The standard class function are not able to utilize the standard operators within the c# language, for example the multiple, add, subtraction and divide in a mathematics example.
To overcome this problem, there is a ‘operator’ special syntax that allows for this to take place. The operator can work with any of the c# language standard functions of which you are able to program there functional aspects within the class.
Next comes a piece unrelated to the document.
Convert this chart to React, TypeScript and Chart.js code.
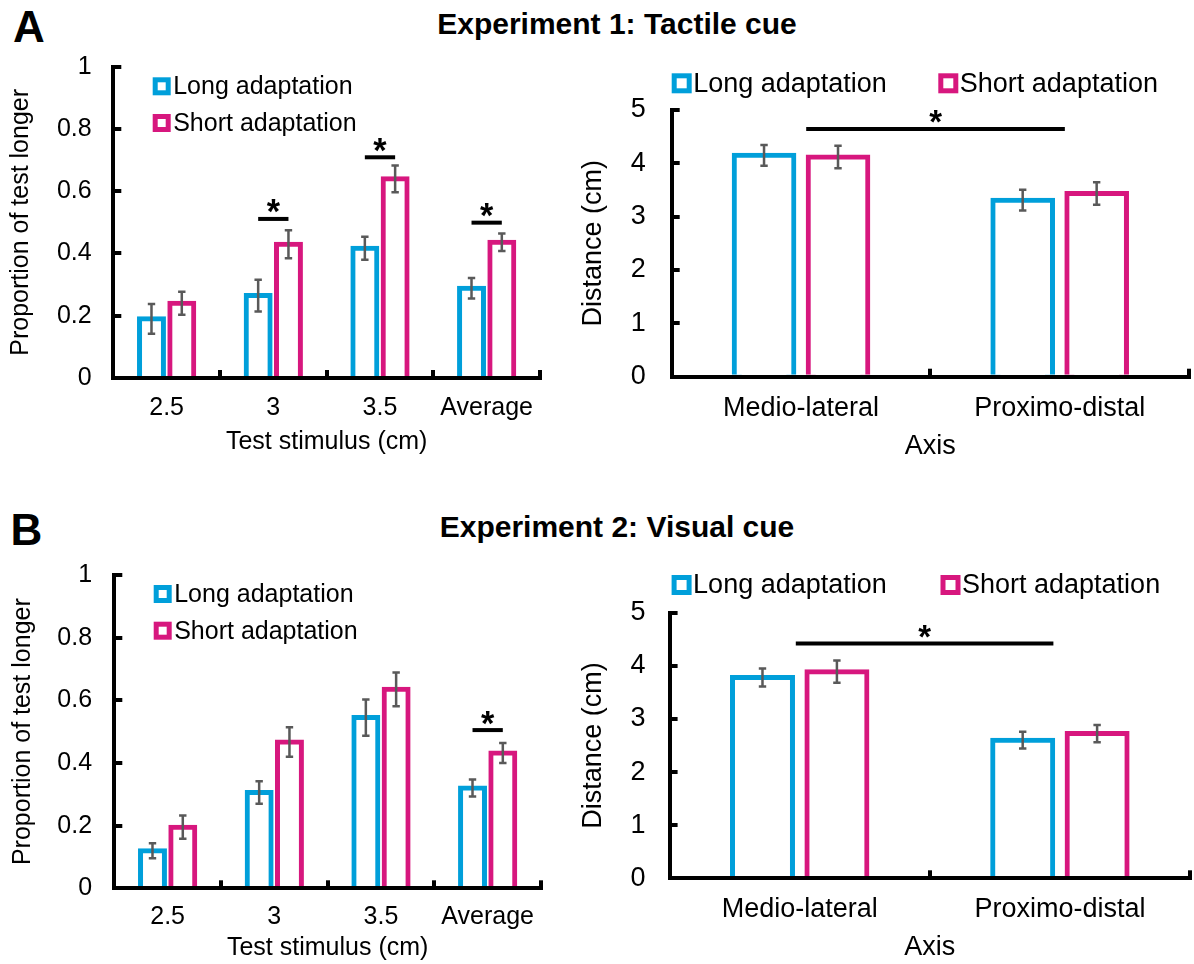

The syntax for this is
public static operator ();
for example if there was an return type of int and two integer values passed in the parameter list and using the addition operator.
public static int operator +(int a, int b)
Below is some code that will demonstrate this further within a general code development.
using System;
class operatorBase
{
private int i; // private member of the class
public operatorBase()
{
i = 0;
}
public operatorBase(int init)
{
this.i = init;
}
// get and set the value for the private member i
public int Value
{
get { return i;}
set { i = value;}
}
// the operator +, parameters are the two values that you want to add, can be overloaded with different values
// e.g. (int i2, int i3) for example.
public static operatorBase operator +(operatorBase i2, operatorBase i3)
{
// create the return;
operatorBase locali= new operatorBase();
locali.i = i2.i + i3.i; have access to the internals of passed parameters
return locali; // return the operatorBase class
}
}
class operatorTest
{
public static void Main()
{
operatorBase opBase = new operatorBase();
// set the value to 3 and also output the value;
opBase.Value = 3;
Console.WriteLine(opBase.Value);
operatorBase opBase2 = new operatorBase(4);
// to add to the operatorbases together, but will return an operatorBase, thus bracket the equation and use the .Value to get the value.
Console.WriteLine((opBase + opBase2).Value);
// since creating two new on the fly operatorBase, then the result is an int value again.
Console.WriteLine((new operatorBase().Value = 3) + (new operatorBase().Value = 2));
}
}